After waiting his entire career to reach world No. 1, Adam Scott spent only 11 weeks at the top before Rory McIlroy came along.
Now it’s realistic to wonder whether the Australian will ever wrest back the title.
“I welcome the challenge because these are the best years of my career,” Scott told reporters Wednesday, “and I’m going to have to get the best out of myself to beat a guy like that.”
Scott rose to No. 1 on May 18, while not even playing. (He won the following week at Colonial.) Yes, he did so because of consistently excellent play over a two-year period, but it also helped that no player at the top could muster a challenge.

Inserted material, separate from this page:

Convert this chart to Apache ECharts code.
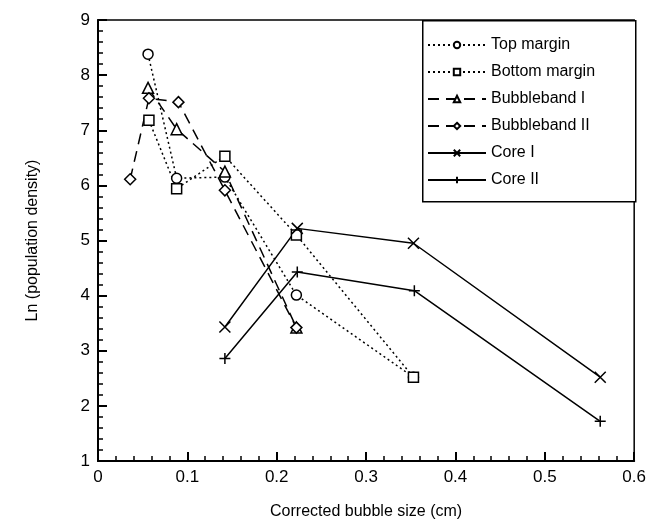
<!DOCTYPE html>
<html>
<head>
<meta charset="utf-8">
<script src="https://cdn.jsdelivr.net/npm/echarts@6/dist/echarts.min.js"></script>
<style>html,body{margin:0;padding:0;background:#fff}#c{width:649px;height:529px}</style>
</head>
<body>
<div id="c"></div>
<script>
const seriesNames = ['Top margin', 'Bottom margin', 'Bubbleband I', 'Bubbleband II', 'Core I', 'Core II'];
const topMarginX = [0.056, 0.088, 0.142, 0.222, 0.353];
const topMarginY = [8.38, 6.13, 6.15, 4.01, 2.52];
const bottomMarginX = [0.057, 0.088, 0.142, 0.222, 0.353];
const bottomMarginY = [7.18, 5.94, 6.53, 5.10, 2.52];
const bubblebandIX = [0.056, 0.088, 0.142, 0.222];
const bubblebandIY = [7.77, 7.02, 6.25, 3.42];
const bubblebandIIX = [0.036, 0.057, 0.090, 0.142, 0.222];
const bubblebandIIY = [6.11, 7.58, 7.51, 5.91, 3.42];
const coreIX = [0.142, 0.223, 0.353, 0.562];
const coreIY = [3.43, 5.22, 4.95, 2.52];
const coreIIX = [0.142, 0.223, 0.354, 0.562];
const coreIIY = [2.86, 4.43, 4.09, 1.72];
const xTicks = [0, 0.1, 0.2, 0.3, 0.4, 0.5, 0.6];
const yTicks = [1, 2, 3, 4, 5, 6, 7, 8, 9];

const zip = (xs, ys) => xs.map((x, i) => [x, ys[i]]);
const FONT = 'Liberation Sans';
const crossPath = 'path://M0,0L10,10M10,0L0,10';
const plusPath = 'path://M5,0L5,10M0,5L10,5';

const lineDotted = { color: '#000', width: 1.5, type: [2, 3] };
const lineDashed = { color: '#000', width: 1.5, type: [11, 7] };
const lineSolid = { color: '#000', width: 1.5, type: 'solid' };
const openMarker = { color: '#fff', borderColor: '#000', borderWidth: 1.5 };

function mk(name, xs, ys, symbol, size, ls) {
  return {
    name, type: 'line', data: zip(xs, ys), symbol, symbolSize: size,
    showAllSymbol: true, lineStyle: ls, itemStyle: openMarker,
    emphasis: { disabled: true }, animation: false, z: 3
  };
}

const tickStyle = { color: '#000', width: 2 };

const chart = echarts.init(document.getElementById('c'), null, { renderer: 'canvas' });
chart.setOption({
  animation: false,
  backgroundColor: '#fff',
  textStyle: { fontFamily: FONT },
  grid: { left: 98, right: 13, top: 20, bottom: 68, show: true, borderColor: '#000', borderWidth: 1.5, backgroundColor: 'transparent' },
  xAxis: {
    type: 'value', min: xTicks[0], max: xTicks[xTicks.length - 1], interval: 0.1,
    name: 'Corrected bubble size (cm)', nameLocation: 'middle', nameGap: 43,
    nameTextStyle: { fontFamily: FONT, fontSize: 16, color: '#000' },
    axisLine: { show: true, onZero: false, lineStyle: { color: '#000', width: 2 } },
    axisTick: { show: true, inside: true, length: 9, lineStyle: tickStyle },
    minorTick: { show: true, splitNumber: 5, length: 5, lineStyle: { color: '#000', width: 1.5 } },
    axisLabel: { fontFamily: FONT, fontSize: 17, color: '#000', margin: 8, formatter: v => String(+v.toFixed(1)) },
    splitLine: { show: false }
  },
  yAxis: {
    type: 'value', min: yTicks[0], max: yTicks[yTicks.length - 1], interval: 1,
    name: 'Ln (population density)', nameLocation: 'middle', nameGap: 57,
    nameTextStyle: { fontFamily: FONT, fontSize: 16, color: '#000' },
    axisLine: { show: true, onZero: false, lineStyle: { color: '#000', width: 2 } },
    axisTick: { show: true, inside: true, length: 9, lineStyle: tickStyle },
    minorTick: { show: true, splitNumber: 5, length: 5, lineStyle: { color: '#000', width: 1.5 } },
    axisLabel: { fontFamily: FONT, fontSize: 17, color: '#000', margin: 8 },
    splitLine: { show: false }
  },
  legend: {
    orient: 'vertical', left: 427, top: 37, itemGap: 11, padding: 0,
    itemWidth: 58, itemHeight: 8, itemGap: 11, z: 10,
    textStyle: { fontFamily: FONT, fontSize: 16, color: '#000', lineHeight: 16 },
    data: seriesNames,
    selectedMode: false
  },
  graphic: [{
    type: 'rect', left: 422, top: 20, z: 5,
    shape: { width: 213, height: 181 },
    style: { fill: '#fff', stroke: '#000', lineWidth: 1.5 }
  }],
  series: [
    mk(seriesNames[0], topMarginX, topMarginY, 'circle', 10, lineDotted),
    mk(seriesNames[1], bottomMarginX, bottomMarginY, 'rect', 10, lineDotted),
    mk(seriesNames[2], bubblebandIX, bubblebandIY, 'triangle', 11, lineDashed),
    mk(seriesNames[3], bubblebandIIX, bubblebandIIY, 'diamond', 11, lineDashed),
    mk(seriesNames[4], coreIX, coreIY, crossPath, 11, lineSolid),
    mk(seriesNames[5], coreIIX, coreIIY, plusPath, 11, lineSolid)
  ]
});
</script>
</body>
</html>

Tiger Woods was hurt. Henrik Stenson had failed to match the success of his 2013 season. Matt Kuchar kicked away a few title chances. Heck, McIlroy was idling along at No. 10, and he thought his next chance to ascend to the top spot wouldn’t be until 2015.
“I didn’t think I could get back to world No. 1 this year,” he said Wednesday. “I remember sitting down with my team and thinking about what I wanted to do, and it was going to take a lot to get back to world No. 1. I didn’t think it was possible this year. I was thinking maybe early ’15.”
So there Scott stayed, for 11 weeks, until McIlroy won the WGC-Bridgestone Invitational on Aug. 3 – his second title in a row, following his Open victory – and followed it up with the PGA Championship.
He’s been No. 1 ever since, opening up more than a 3 ½-point lead over Henrik Stenson, who won last week’s DP World Tour Championship in Dubai to return to No. 2.
Said Scott, “The world rankings, the way I see it … it’s important, of course, but there are two important positions: being No. 1 and being inside the top 50. They’re important for different reasons. Whether I’m (Nos.) 2 or 3 is not a big deal, but being close to 1 is.”